Whitman, the journalist who wrote about them, couldn’t quite figure the Barnetts out. His book, about where and how to find “true” success, includes a chapter on the couple from Cedar Rapids, in which he marvels at the 20-something “brown-eyed, typically American girl” and “good-looking, blond” boy who, instead of driving an Olds and seeking a suburban ranch home, want to be missionaries.

“Just what were they seeking? What rewards would they find in this strange kind of life? Could this career, which seemed to set out in the very opposite direction from ‘success’ as we know it, actually arrive there? Money-wise these youngsters were pitifully poor – but were they actually rich?” he asked.

Whitman was very concerned about money – or rather, the Barnetts’ lack of it. He documents their salaries, rent payments, and charitable donations. He catalogs Barnett’s frugality, how she learns to repair Bob’s shoes, cut his hair, and prepare hamburgers 40 different ways. He points out they didn’t even take luggage to the Congo; friends cleaned huge steel drums from a Cedar Rapids bakery that once held shortening so the couple could pack five-years’ worth of clothing and supplies into them.

Ultimately, after considering whether there is something wrong with them, he concludes that there isn’t. Rather, they simply were in touch with their own true desires, however much these might be at odds with the rest of American society’s.
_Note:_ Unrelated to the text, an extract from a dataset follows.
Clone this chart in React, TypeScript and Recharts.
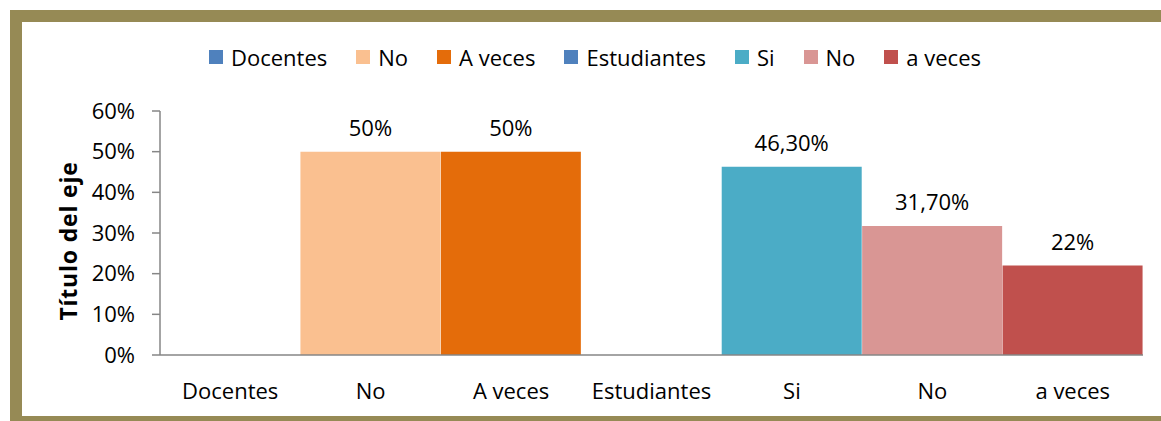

“It seemed that wherever Betty and Bob went. . . they would never be lonely, never without friends; for these two had a knack of being in love with every human being, and some of that love just couldn’t help being reflected right back at them,” he wrote.

“I know that this family has found success – and a very rare kind of success. They are rich without money. They are successful without power, fame, or glory,” Whitman concludes.
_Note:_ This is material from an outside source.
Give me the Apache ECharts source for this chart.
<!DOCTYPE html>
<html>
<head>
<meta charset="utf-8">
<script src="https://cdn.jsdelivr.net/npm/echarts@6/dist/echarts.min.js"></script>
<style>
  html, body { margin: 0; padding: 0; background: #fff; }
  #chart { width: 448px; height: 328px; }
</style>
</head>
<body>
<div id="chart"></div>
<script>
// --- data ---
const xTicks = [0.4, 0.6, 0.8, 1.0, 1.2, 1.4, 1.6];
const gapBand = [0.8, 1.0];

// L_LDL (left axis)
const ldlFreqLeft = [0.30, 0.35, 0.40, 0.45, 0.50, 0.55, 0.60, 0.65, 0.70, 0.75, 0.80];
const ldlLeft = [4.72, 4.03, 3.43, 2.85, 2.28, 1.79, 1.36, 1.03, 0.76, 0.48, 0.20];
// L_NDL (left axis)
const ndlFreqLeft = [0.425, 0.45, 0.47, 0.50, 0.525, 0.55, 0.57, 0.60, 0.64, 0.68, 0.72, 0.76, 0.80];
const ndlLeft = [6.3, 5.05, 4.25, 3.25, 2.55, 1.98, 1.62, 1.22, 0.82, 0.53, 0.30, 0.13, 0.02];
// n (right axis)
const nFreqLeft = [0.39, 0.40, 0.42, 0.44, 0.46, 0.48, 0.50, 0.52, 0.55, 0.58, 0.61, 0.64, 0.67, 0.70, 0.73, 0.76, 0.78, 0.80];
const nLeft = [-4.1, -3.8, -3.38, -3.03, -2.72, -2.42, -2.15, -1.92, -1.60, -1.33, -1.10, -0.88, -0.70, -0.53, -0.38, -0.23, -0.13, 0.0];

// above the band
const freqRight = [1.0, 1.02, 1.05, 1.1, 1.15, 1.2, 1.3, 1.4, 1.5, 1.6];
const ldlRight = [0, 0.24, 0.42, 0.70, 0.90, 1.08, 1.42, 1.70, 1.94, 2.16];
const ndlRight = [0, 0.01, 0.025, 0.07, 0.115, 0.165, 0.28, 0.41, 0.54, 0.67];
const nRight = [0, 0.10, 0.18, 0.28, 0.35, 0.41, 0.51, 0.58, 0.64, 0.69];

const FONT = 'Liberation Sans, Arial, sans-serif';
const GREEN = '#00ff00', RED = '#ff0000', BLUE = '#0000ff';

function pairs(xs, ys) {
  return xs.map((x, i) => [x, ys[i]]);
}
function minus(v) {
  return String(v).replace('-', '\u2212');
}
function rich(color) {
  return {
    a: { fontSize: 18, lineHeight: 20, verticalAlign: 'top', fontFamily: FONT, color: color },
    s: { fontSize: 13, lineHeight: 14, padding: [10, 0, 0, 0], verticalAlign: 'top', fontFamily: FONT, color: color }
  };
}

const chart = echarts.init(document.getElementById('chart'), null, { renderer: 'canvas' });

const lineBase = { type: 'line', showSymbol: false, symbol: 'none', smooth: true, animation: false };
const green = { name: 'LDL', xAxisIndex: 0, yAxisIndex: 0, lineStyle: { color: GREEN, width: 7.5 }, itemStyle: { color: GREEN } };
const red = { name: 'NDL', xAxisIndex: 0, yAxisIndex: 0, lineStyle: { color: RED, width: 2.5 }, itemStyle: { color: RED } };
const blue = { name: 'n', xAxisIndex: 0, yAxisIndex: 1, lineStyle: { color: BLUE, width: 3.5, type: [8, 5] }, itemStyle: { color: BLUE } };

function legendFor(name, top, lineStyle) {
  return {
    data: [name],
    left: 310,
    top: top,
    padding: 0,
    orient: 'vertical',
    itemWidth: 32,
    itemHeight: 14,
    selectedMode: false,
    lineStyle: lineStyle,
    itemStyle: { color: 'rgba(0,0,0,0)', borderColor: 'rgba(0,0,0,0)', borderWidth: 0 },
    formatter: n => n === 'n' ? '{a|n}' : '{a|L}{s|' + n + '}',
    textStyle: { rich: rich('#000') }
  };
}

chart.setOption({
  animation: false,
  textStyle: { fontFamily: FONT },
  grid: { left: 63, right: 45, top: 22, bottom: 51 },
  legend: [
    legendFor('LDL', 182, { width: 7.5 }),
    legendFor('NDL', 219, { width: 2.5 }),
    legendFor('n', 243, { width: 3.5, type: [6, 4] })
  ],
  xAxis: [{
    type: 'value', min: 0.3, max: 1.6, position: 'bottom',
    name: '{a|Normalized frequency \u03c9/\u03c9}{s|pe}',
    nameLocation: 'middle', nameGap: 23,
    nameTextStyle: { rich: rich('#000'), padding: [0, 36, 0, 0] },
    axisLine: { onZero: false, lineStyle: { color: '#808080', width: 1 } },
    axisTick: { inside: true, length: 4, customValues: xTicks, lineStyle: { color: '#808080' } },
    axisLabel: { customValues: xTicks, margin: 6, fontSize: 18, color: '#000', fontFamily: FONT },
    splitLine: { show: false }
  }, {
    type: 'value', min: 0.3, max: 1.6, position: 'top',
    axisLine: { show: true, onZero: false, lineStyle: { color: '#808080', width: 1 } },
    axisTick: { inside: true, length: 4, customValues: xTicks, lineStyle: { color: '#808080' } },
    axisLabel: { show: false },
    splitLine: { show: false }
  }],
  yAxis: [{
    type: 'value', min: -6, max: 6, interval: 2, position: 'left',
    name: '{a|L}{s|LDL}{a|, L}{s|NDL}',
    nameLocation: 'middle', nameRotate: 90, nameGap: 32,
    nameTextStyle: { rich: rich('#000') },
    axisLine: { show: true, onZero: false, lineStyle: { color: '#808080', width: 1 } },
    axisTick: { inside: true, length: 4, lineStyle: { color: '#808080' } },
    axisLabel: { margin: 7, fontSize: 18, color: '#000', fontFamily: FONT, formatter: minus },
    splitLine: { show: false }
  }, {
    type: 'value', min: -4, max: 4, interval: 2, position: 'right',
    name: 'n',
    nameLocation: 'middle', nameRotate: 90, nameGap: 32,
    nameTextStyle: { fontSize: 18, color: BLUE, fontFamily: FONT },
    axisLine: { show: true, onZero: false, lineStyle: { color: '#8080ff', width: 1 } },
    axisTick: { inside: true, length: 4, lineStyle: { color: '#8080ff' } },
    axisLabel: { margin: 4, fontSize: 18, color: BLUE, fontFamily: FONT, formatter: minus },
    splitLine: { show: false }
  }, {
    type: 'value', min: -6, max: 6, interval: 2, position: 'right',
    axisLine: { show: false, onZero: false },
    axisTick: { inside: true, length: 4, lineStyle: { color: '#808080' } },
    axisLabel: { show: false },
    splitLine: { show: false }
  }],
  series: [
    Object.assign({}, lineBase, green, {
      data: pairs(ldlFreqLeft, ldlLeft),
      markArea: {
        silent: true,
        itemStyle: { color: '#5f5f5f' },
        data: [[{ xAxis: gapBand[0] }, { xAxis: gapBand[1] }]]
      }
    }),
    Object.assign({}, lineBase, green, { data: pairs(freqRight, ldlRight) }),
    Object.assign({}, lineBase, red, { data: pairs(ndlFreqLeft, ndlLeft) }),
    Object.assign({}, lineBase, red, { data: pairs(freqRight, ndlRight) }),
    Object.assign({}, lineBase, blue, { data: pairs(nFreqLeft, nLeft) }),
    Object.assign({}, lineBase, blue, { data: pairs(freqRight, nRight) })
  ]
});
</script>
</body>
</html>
For three years, Bob worked as an evangelist and Barnett taught French. She introduced her class of 45 girls to the concept of underwear; shared cake and ice-cream with Africans, who were repulsed by the foods; kept an eye out for tarantulas on the huge stalks of bananas they harvested; bought their daughter a parrot; ate roasted wild boar, the most delicious meat she had ever had; and had several experiences with giant snakes.

“I was very happy there. I loved the people. We were going to spend a lifetime there,” Barnett says.

But it was not to be.

The Congo gained independence from Belgium in 1960, but instead of forming a stable, pro-Western, central government, the nation descended into chaos. Congolese soldiers mutinied against their Belgian commanders at one military base, and the mutiny and violence quickly spread to other bases and throughout the nation. Atrocities against white people made the news, and the Barnetts, who had never been afraid before, were suddenly scared.
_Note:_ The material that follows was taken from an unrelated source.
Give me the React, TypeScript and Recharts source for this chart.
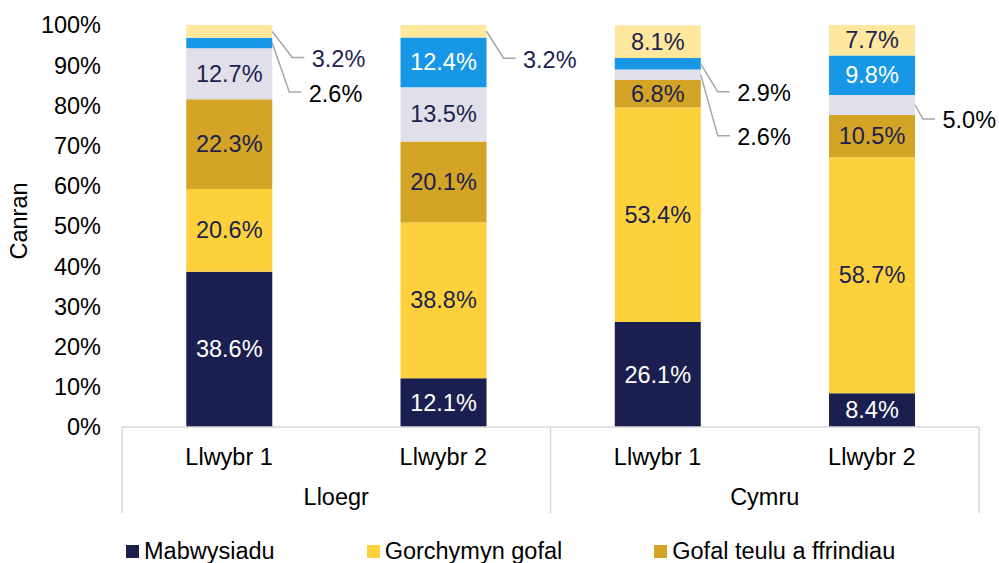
import { Bar, BarChart, Label, LabelList, Legend, XAxis, YAxis } from "recharts";

const routes = ["Llwybr 1", "Llwybr 2", "Llwybr 1", "Llwybr 2"];
const countries = ["Lloegr", "Lloegr", "Cymru", "Cymru"];

const mabwysiadu = [38.6, 12.1, 26.1, 8.4];
const gorchymynGofal = [20.6, 38.8, 53.4, 58.7];
const gofalTeulu = [22.3, 20.1, 6.8, 10.5];
// the last three series are named in a legend row that is cut off in the source
const seriesGrey = [12.7, 13.5, 2.6, 5.0];
const seriesBlue = [2.6, 12.4, 2.9, 9.8];
const seriesPale = [3.2, 3.2, 8.1, 7.7];

const yTicks = [0, 10, 20, 30, 40, 50, 60, 70, 80, 90, 100];

const data = routes.map((route, i) => ({
  route,
  country: countries[i],
  mabwysiadu: mabwysiadu[i],
  gorchymyn: gorchymynGofal[i],
  teulu: gofalTeulu[i],
  grey: seriesGrey[i],
  blue: seriesBlue[i],
  pale: seriesPale[i],
}));

const FONT = '"Liberation Sans", Arial, sans-serif';
const FS = 23.5;
const NAVY = "#1b1f4f";

const series = [
  { key: "mabwysiadu", name: "Mabwysiadu", color: NAVY, text: "#ffffff", legend: true },
  { key: "gorchymyn", name: "Gorchymyn gofal", color: "#fdd13b", text: NAVY, legend: true },
  { key: "teulu", name: "Gofal teulu a ffrindiau", color: "#d4a426", text: NAVY, legend: true },
  { key: "grey", name: "grey", color: "#e1e0ea", text: NAVY, legend: false },
  { key: "blue", name: "blue", color: "#1897e6", text: "#ffffff", legend: false },
  { key: "pale", name: "pale", color: "#ffe79e", text: NAVY, legend: false },
];

// labels that Excel moved outside the bar, with a leader line
const outside: Record<string, { dy: number; elbow: number; color: string }> = {
  "pale-0": { dy: 26, elbow: 20, color: NAVY },
  "blue-0": { dy: 49, elbow: 17, color: "#000" },
  "pale-1": { dy: 27, elbow: 17, color: NAVY },
  "blue-2": { dy: 28, elbow: 17, color: "#000" },
  "grey-2": { dy: 61, elbow: 17, color: "#000" },
  "grey-3": { dy: 14, elbow: 8, color: "#000" },
};

function makeLabel(key: string, fill: string) {
  return (props: any) => {
    const x = Number(props.x);
    const w = Number(props.width);
    const h = Number(props.height);
    const top = Math.min(Number(props.y), Number(props.y) + h);
    const midY = top + Math.abs(h) / 2;
    const text = `${Number(props.value).toFixed(1)}%`;
    const o = outside[`${key}-${props.index}`];
    if (o) {
      const sx = x + w;
      const ex = sx + o.elbow;
      const ey = midY + o.dy;
      return (
        <g>
          <polyline
            points={`${sx},${midY} ${ex},${ey} ${ex + 12},${ey}`}
            fill="none"
            stroke="#a6a6a6"
            strokeWidth={1.5}
          />
          <text x={ex + 19.5} y={ey + 1.5} fill={o.color} fontSize={FS} dominantBaseline="central">
            {text}
          </text>
        </g>
      );
    }
    return (
      <text
        x={x + w / 2}
        y={midY}
        fill={fill}
        fontSize={FS}
        textAnchor="middle"
        dominantBaseline="central"
      >
        {text}
      </text>
    );
  };
}

function CategoryTick(props: any) {
  const { x, y, payload, index } = props;
  const half = payload.offset ?? 107;
  const country = countries[index];
  const first = index === 0 || countries[index - 1] !== country;
  const last = index === countries.length - 1;
  const count = countries.filter((c) => c === country).length;
  return (
    <g>
      <text x={x} y={y + 30} textAnchor="middle" dominantBaseline="central" fill="#000" fontSize={FS}>
        {payload.value}
      </text>
      {first && (
        <>
          <line x1={x - half} x2={x - half} y1={y} y2={y + 86} stroke="#d9d9d9" strokeWidth={1.5} />
          <text
            x={x - half + count * half}
            y={y + 70}
            textAnchor="middle"
            dominantBaseline="central"
            fill="#000"
            fontSize={FS}
          >
            {country}
          </text>
        </>
      )}
      {last && (
        <line x1={x + half} x2={x + half} y1={y} y2={y + 86} stroke="#d9d9d9" strokeWidth={1.5} />
      )}
    </g>
  );
}

function LegendContent({ payload }: any) {
  const order = (p: any) => series.findIndex((s) => s.name === p.value);
  const items = (payload || [])
    .filter((p: any) => p.type !== "none")
    .sort((a: any, b: any) => order(a) - order(b));
  return (
    <div
      style={{
        display: "flex",
        alignItems: "center",
        height: 36,
        paddingLeft: 126,
        fontFamily: FONT,
        fontSize: FS,
        color: "#000",
        whiteSpace: "nowrap",
      }}
    >
      {items.map((it: any) => (
        <span key={it.value} style={{ display: "flex", alignItems: "center", marginRight: 92 }}>
          <span style={{ width: 13, height: 13, background: it.color, marginRight: 5 }} />
          {it.value}
        </span>
      ))}
    </div>
  );
}

export default function App() {
  return (
    <div
      style={{
        position: "absolute",
        left: 0,
        top: 0,
        width: 999,
        height: 563,
        overflow: "hidden",
        background: "#fff",
        fontFamily: FONT,
      }}
    >
      <BarChart
        width={999}
        height={600}
        data={data}
        margin={{ top: 25, right: 20, left: 0, bottom: 31 }}
        barCategoryGap="30%"
      >
        <XAxis
          dataKey="route"
          height={106}
          axisLine={{ stroke: "#d9d9d9", strokeWidth: 1.5 }}
          tickLine={false}
          tickSize={0}
          tickMargin={0}
          tick={<CategoryTick />}
          interval={0}
        />
        <YAxis
          width={122}
          domain={[0, 100]}
          ticks={yTicks}
          allowDataOverflow
          axisLine={false}
          tickLine={false}
          tickSize={0}
          tickMargin={21}
          tickFormatter={(v) => `${v}%`}
          tick={{ fontSize: FS, fill: "#000" }}
        >
          <Label
            content={({ viewBox }: any) => {
              const cy = viewBox.y + viewBox.height / 2 - 5;
              return (
                <text
                  transform={`translate(18.5, ${cy}) rotate(-90)`}
                  textAnchor="middle"
                  dominantBaseline="central"
                  fontSize={FS}
                  fill="#000"
                >
                  Canran
                </text>
              );
            }}
          />
        </YAxis>
        <Legend verticalAlign="bottom" content={<LegendContent />} />
        {series.map((s) => (
          <Bar
            key={s.key}
            dataKey={s.key}
            name={s.name}
            stackId="a"
            fill={s.color}
            legendType={s.legend ? "square" : "none"}
            isAnimationActive={false}
          >
            <LabelList dataKey={s.key} content={makeLabel(s.key, s.text)} />
          </Bar>
        ))}
      </BarChart>
    </div>
  );
}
“We knew there were riots in Leopoldville, that’s the capitol, but we didn’t know how serious it was,” Barnett says, as they didn’t have newspapers or radio to keep them informed.

The missionary didn’t blame the Congolese; she could see that King Leopold had taken advantage of the people and enslaved them, putting them to work for 12 hours a day in underground gold mines, for example.

But ultimately, the Barnetts’ lives were in danger, and they had to be airlifted out. “The American Air Force flew over with helicopters and rescued us,” Barnett says.

A decade later, some missionaries returned to the Congo, but “we decided not to go back because we didn’t want our daughter to be in that situation,” Barnett says. Even today, violence persists in the country; abuses of power, protracted civil wars, and mismanagement of state resources have defined its character over the decades.

The Barnetts resumed American lives. Bob became a pastor, and Barnett taught first grade.

But she will always have her years of experience as a missionary in the Congo to look back on and to share with her friends at Pleasantview. She will always know love, and that very rare kind of success.

“And by the way, I joined the Mennonite Church,” she chuckles.